La finance internationale devient le miroir des équilibres entre les différentes puissances économiques et militaires du monde. Dans cette dynamique et dans un contexte de plus en plus multipolaire et multi-enjeux, le monde de la finance court le risque de se complexifier laissant présager la multipolarité financière qui commence à prendre forme et jetant les bases d’un nouvel ordre financier, pris en charge par le pétro yuan.
Pour résumer la situation, depuis la mi-2015, et afin de contourner les sanctions économiques européennes et américaines, la Russie cède son pétrole à la Chine avec comme monnaie de transaction le yuan et non le dollar. Une telle initiative encourage l’utilisation du renminbi (RMB) dans le marché mondial du pétrole. Le pétro yuan devient un instrument de paiement stratégique qui permettra de précipiter le monde vers un système monétaire multipolaire, un système qui prend en compte de multiples devises et reflète les rapports de force dans l’ordre mondial actuel. Peut-être que ce sera bientôt au tour de l’OPEP, au cas où la Chine en tant que gros client l’exigerait, de se conformer à des transactions en yuan à travers un attelage énergétique Sino-OPEP qui ne ferait qu’accroître la prépondérance du yuan dans le marché mondial du pétrole ? Et si les événements s’accéléraient, l'or aurait-il un rôle à jouer dans la mise en place d'un nouveau système monétaire international ? Spéculateurs faites vos jeux…
BAII : Le leadership chinois
Le leadership chinois dans la Banque asiatique d’investissement pour les infrastructures (BAII) est plus qu’apparent, et ce à trois niveaux : 1. la Chine dispose au sein de cette institution de 35% des voix, puisque les droits de vote sont fixés au prorata du PIB. 2. Le responsable de l’institution n’est autre que le Chinois Jin Liqun, ex-président de l’assemblée des superviseurs du fonds souverain chinois (Sovereign Wealth Fund) et ex-vice-président de la Banque asiatique de développement. 3. De même que la Banque de développement du groupe BRICS, la ville de Pékin sera le siège principal de la BAII. La rivalité sino-américaine se révèle aussi dans la position de Washington très critique vis-à-vis du projet de la BAII. Et au moment où l’Europe occidentale manifeste un grand intérêt pour le projet, l’Amérique du Nord (États-Unis, Mexique, Canada) refuse d’y adhérer.
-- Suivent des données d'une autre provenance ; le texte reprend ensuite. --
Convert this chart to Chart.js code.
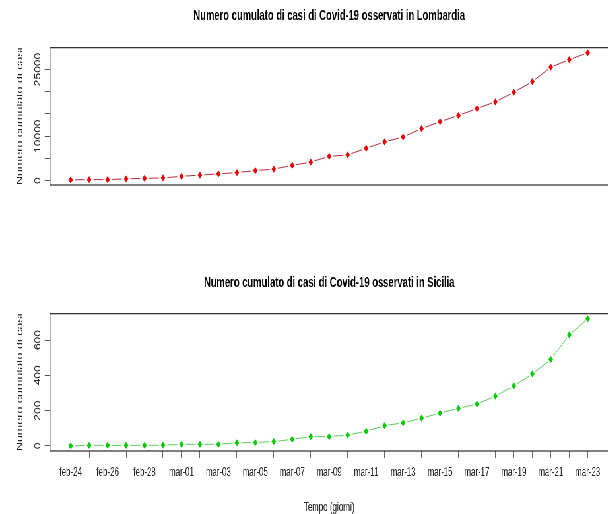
<!DOCTYPE html>
<html>
<head>
<meta charset="utf-8">
<script src="https://cdn.jsdelivr.net/npm/chart.js@4.4.1/dist/chart.umd.min.js"></script>
<style>
  html, body { margin: 0; padding: 0; background: #fff; overflow: hidden; }
  #wrap { position: absolute; left: 0; top: 0; width: 930px; height: 514px; transform-origin: 0 0; }
  canvas { position: absolute; left: 0; }
</style>
</head>
<body>
<div id="wrap">
  <canvas id="lomb" width="930" height="257" style="top:0"></canvas>
  <canvas id="sic" width="930" height="257" style="top:257px"></canvas>
</div>
<script>
// dati
const giorni = ["feb-24", "feb-25", "feb-26", "feb-27", "feb-28", "feb-29", "mar-01",
  "mar-02", "mar-03", "mar-04", "mar-05", "mar-06", "mar-07", "mar-08", "mar-09",
  "mar-10", "mar-11", "mar-12", "mar-13", "mar-14", "mar-15", "mar-16", "mar-17",
  "mar-18", "mar-19", "mar-20", "mar-21", "mar-22", "mar-23"];
const casiLombardia = [172, 240, 258, 403, 531, 615, 984, 1254, 1520, 1820, 2251, 2612,
  3420, 4189, 5469, 5791, 7280, 8725, 9820, 11685, 13272, 14649, 16220, 17713, 19884,
  22264, 25515, 27206, 28761];
const casiSicilia = [0, 3, 3, 3, 3, 4, 9, 9, 9, 18, 19, 25, 37, 53, 53, 62, 83, 115, 131,
  157, 186, 213, 237, 282, 340, 408, 490, 629, 721];
const tickLombardia = [0, 5000, 10000, 15000, 20000, 25000];
const etichetteLombardia = ["0", "", "10000", "", "", "25000"];
const tickSicilia = [0, 200, 400, 600];
const etichetteSicilia = ["0", "200", "400", "600"];

// the reference is squashed horizontally, so draw wide and scale down
const SX = 0.66;
const W = 930;
const PLOT_L = 50 / SX;
const PLOT_R = 608.4 / SX;
const FONT = '"Liberation Sans", Arial, sans-serif';
document.getElementById("wrap").style.transform = `scaleX(${SX})`;

// R style axis range: data range plus 4% each side
function rangeR(v) {
  const lo = Math.min(...v), hi = Math.max(...v), d = (hi - lo) * 0.04;
  return [lo - d, hi + d];
}

const cornice = {
  id: "cornice",
  afterDatasetsDraw(chart, args, o) {
    const { ctx, chartArea: a, scales: { y } } = chart;
    ctx.save();
    ctx.strokeStyle = "#2a2a2a";
    ctx.lineWidth = 1.2;
    ctx.strokeRect(a.left, a.top, a.right - a.left, a.bottom - a.top);
    ctx.fillStyle = "#222";
    ctx.font = "12px " + FONT;
    ctx.textAlign = "center";
    ctx.textBaseline = "middle";
    o.tick.forEach((v, i) => {
      if (!o.etichette[i]) return;
      ctx.save();
      ctx.translate(a.left - 18, y.getPixelForValue(v));
      ctx.rotate(-Math.PI / 2);
      ctx.fillText(o.etichette[i], 0, 0);
      ctx.restore();
    });
    ctx.restore();
  },
};

function grafico(id, valori, yTick, yEtichette, opz) {
  const [ymin, ymax] = rangeR(valori);
  const n = giorni.length - 1;
  return new Chart(document.getElementById(id), {
    type: "line",
    data: {
      datasets: [{
        data: valori.map((v, i) => ({ x: i, y: v })),
        borderColor: opz.linea,
        borderWidth: 1,
        pointStyle: "rectRot",
        pointRadius: 5.2,
        pointBackgroundColor: opz.punto,
        pointBorderColor: "#fff",
        pointBorderWidth: 2.4,
        tension: 0,
      }],
    },
    options: {
      responsive: false,
      animation: false,
      devicePixelRatio: 1,
      events: [],
      layout: { padding: { left: 0, right: W - PLOT_R, top: 0, bottom: opz.padBasso } },
      plugins: {
        legend: { display: false },
        tooltip: { enabled: false },
        title: {
          display: true,
          text: opz.titolo,
          fullSize: false,
          color: "#000",
          font: { family: FONT, size: 14.3, weight: "bold", lineHeight: 1.2 },
          padding: opz.padTitolo,
        },
        cornice: { tick: yTick, etichette: yEtichette },
      },
      scales: {
        x: {
          type: "linear",
          min: -n * 0.04,
          max: n * 1.04,
          display: opz.asseX,
          afterBuildTicks: (s) => { s.ticks = giorni.map((g, i) => ({ value: i })); },
          afterFit: (s) => { s.height = opz.altezzaX; },
          border: { display: false },
          grid: { drawOnChartArea: false, drawTicks: true, tickLength: 7, color: "#666" },
          ticks: {
            autoSkip: false,
            maxRotation: 0,
            padding: 9,
            color: "#222",
            font: { family: FONT, size: 12, lineHeight: 1 },
            callback: (v, i) => (i % 2 === 0 ? giorni[i] : ""),
          },
          title: {
            display: true,
            text: "Tempo (giorni)",
            color: "#222",
            font: { family: FONT, size: 12, lineHeight: 1 },
            padding: { top: 0, bottom: 0 },
          },
        },
        y: {
          min: ymin,
          max: ymax,
          afterBuildTicks: (s) => { s.ticks = yTick.map((v) => ({ value: v })); },
          afterFit: (s) => { s.width = PLOT_L; },
          border: { display: false },
          grid: { drawOnChartArea: false, drawTicks: true, tickLength: 8, color: "#555" },
          ticks: { display: false },
          title: {
            display: true,
            text: "Numero cumulato di casi",
            color: "#222",
            font: { family: FONT, size: 12.5, lineHeight: 1 },
            padding: { top: 24, bottom: 0 },
          },
        },
      },
    },
    plugins: [cornice],
  });
}

grafico("lomb", casiLombardia, tickLombardia, etichetteLombardia, {
  titolo: "Numero cumulato di casi di Covid-19 osservati in Lombardia",
  linea: "#b03040",
  punto: "#ee0000",
  asseX: false,
  altezzaX: 0,
  padBasso: 72,
  padTitolo: { top: 7.6, bottom: 22.9 },
});

grafico("sic", casiSicilia, tickSicilia, etichetteSicilia, {
  titolo: "Numero cumulato di casi di Covid-19 osservati in Sicilia",
  linea: "#5ccc5c",
  punto: "#00cc00",
  asseX: true,
  altezzaX: 63,
  padBasso: 0,
  padTitolo: { top: 17.6, bottom: 21.9 },
});
</script>
</body>
</html>
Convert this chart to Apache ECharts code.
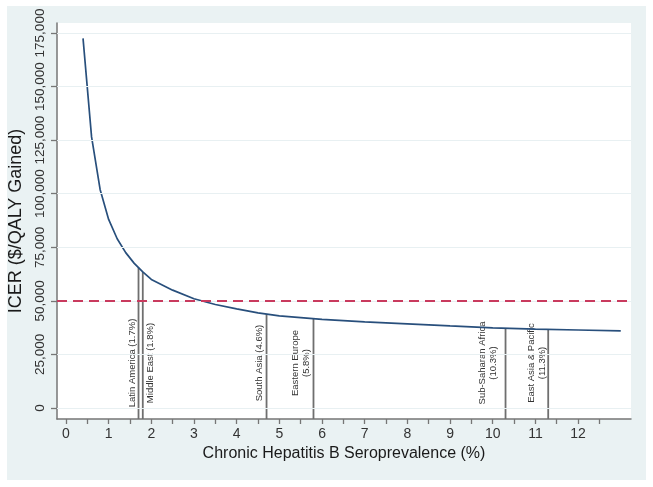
<!DOCTYPE html>
<html><head><meta charset="utf-8">
<script src="https://cdn.jsdelivr.net/npm/echarts@6/dist/echarts.min.js"></script>
<style>html,body{margin:0;padding:0;background:#fff}#c{width:653px;height:487px}</style>
</head><body><div id="c"></div>
<script>
// ---- data ----
const curveX = [0.4, 0.6, 0.8, 1.0, 1.2, 1.4, 1.6, 1.8, 2.0, 2.5, 3.0, 3.5, 4.0, 4.5, 5.0, 6.0, 7.0, 8.0, 9.0, 10.0, 11.0, 12.0, 13.0];
const curveY = [172500, 126500, 102000, 88000, 79000, 72500, 67500, 63500, 60000, 55000, 51000, 48300, 46300, 44400, 43000, 41400, 40200, 39300, 38300, 37400, 36800, 36400, 36000];
const xTicks = [0,1,2,3,4,5,6,7,8,9,10,11,12];
const xMinorTicks = [0.5,1.5,2.5,3.5,4.5,5.5,6.5,7.5,8.5,9.5,10.5,11.5,12.5];
const yTicks = [0,25000,50000,75000,100000,125000,150000,175000];
const threshold = 50000;
const regionNames = ['Latin America (1.7%)', 'Middle East (1.8%)', 'South Asia (4.6%)', 'Eastern Europe\n(5.8%)', 'Sub-Saharan Africa\n(10.3%)', 'East Asia & Pacific\n(11.3%)'];
const regionPrev = [1.7, 1.8, 4.7, 5.8, 10.3, 11.3];
const regionICER = [65500, 63500, 43800, 41700, 37200, 36700];
const labelY = 21000;

// ---- layout / style ----
const FONT = '"Liberation Sans", Arial, Helvetica, sans-serif';
const X_MIN = -0.21, X_MAX = 13.24, Y_MIN = -5130, Y_MAX = 179670;
const labelDx = [-6, 7.7, -6.7, -13, -18, -11.5];
const AX = '#767676';
const fmt = v => String(v).replace(/\B(?=(\d{3})+(?!\d))/g, ',');

const chart = echarts.init(document.getElementById('c'), null, {renderer: 'canvas'});
chart.setOption({
  animation: false,
  backgroundColor: '#ffffff',
  graphic: [{type: 'rect', z: -10, silent: true, shape: {x: 7, y: 6, width: 639, height: 474}, style: {fill: '#eaf2f3'}}],
  grid: {left: 57, right: 22, top: 23, bottom: 68, show: true, backgroundColor: '#ffffff', borderWidth: 0, outerBoundsMode: 'none', containLabel: false},
  xAxis: {type: 'value', min: X_MIN, max: X_MAX, position: 'bottom',
     name: 'Chronic Hepatitis B Seroprevalence (%)', nameLocation: 'middle', nameGap: 21,
     nameTextStyle: {fontFamily: FONT, fontSize: 16, color: '#1a1a1a'},
     axisLine: {show: true, onZero: false, lineStyle: {color: AX, width: 1.5}},
     axisTick: {show: true, customValues: xTicks.concat(xMinorTicks), length: 5, lineStyle: {color: AX, width: 1.3}},
     axisLabel: {customValues: xTicks, margin: 8, fontFamily: FONT, fontSize: 14, color: '#333'},
     splitLine: {show: false}},
  yAxis: {type: 'value', min: Y_MIN, max: Y_MAX,
     name: 'ICER ($/QALY Gained)', nameLocation: 'middle', nameGap: 30,
     nameTextStyle: {fontFamily: FONT, fontSize: 18, color: '#1a1a1a'},
     axisLine: {show: true, onZero: false, lineStyle: {color: AX, width: 1.5}},
     axisTick: {show: true, customValues: yTicks, length: 6, lineStyle: {color: AX, width: 1.3}},
     axisLabel: {customValues: yTicks, rotate: 90, margin: 10, formatter: v => fmt(v), fontFamily: FONT, fontSize: 13.5, color: '#333'},
     splitLine: {show: false}},
  series: [
    {type: 'line', data: [], silent: true, z: 1,
     markLine: {silent: true, symbol: 'none', animation: false, label: {show: false},
       lineStyle: {type: 'solid', color: '#e8f0f2', width: 1},
       data: yTicks.map(v => ({yAxis: v}))}},
    {type: 'custom', silent: true, z: 3, clip: false,
     data: regionPrev.map((x, i) => [x, regionICER[i], i]),
     encode: {x: 0, y: 1},
     renderItem: (params, api) => {
       const x = api.value(0), top = api.value(1), i = api.value(2);
       const p0 = api.coord([x, Y_MIN]), p1 = api.coord([x, top]), pl = api.coord([x, labelY]);
       return {type: 'group', children: [
         {type: 'line', shape: {x1: p0[0], y1: p0[1], x2: p1[0], y2: p1[1]}, style: {stroke: '#6f6f6f', lineWidth: 1.8}},
         {type: 'text', x: pl[0] + labelDx[i], y: pl[1], rotation: Math.PI / 2,
          style: {text: regionNames[i], fontFamily: FONT, fontSize: 9.5, fill: '#333', align: 'center', verticalAlign: 'middle', lineHeight: 11}}
       ]};
     }},
    {type: 'line', silent: true, z: 4,
     data: curveX.map((x, i) => [x, curveY[i]]),
     showSymbol: false, symbol: 'none', smooth: false,
     lineStyle: {color: '#284f7c', width: 1.7},
     markLine: {silent: true, symbol: 'none', animation: false, label: {show: false},
       lineStyle: {type: [10, 6], color: '#c93a5e', width: 2},
       data: [{yAxis: threshold}]}}
  ]
});
</script>
</body></html>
Ceci n’a pas empêché la Chine de remporter un franc succès diplomatique puisqu’elle aura réussi à fédérer 57 pays qui sont membres fondateurs. De plus, le Fonds monétaire international, la Banque mondiale et la Banque asiatique de développement ont manifesté le désir de coopérer avec la nouvelle institution. Même les États-Unis, qui ont boudé le projet au début, ont fait part de leur volonté de coopération avec l’AIIB. S’agit-il d’une tactique ou est-il question d’une reconsidération de cette institution plus comme un complément que comme une rivale ? Assistons-nous à une transition d’une approche fondée sur le conflit d’intérêts à une approche partagée pour une diplomatie plus constructive, plus consensuelle, et plus «douce» sur le territoire finance ? Seul l’avenir nous le dira.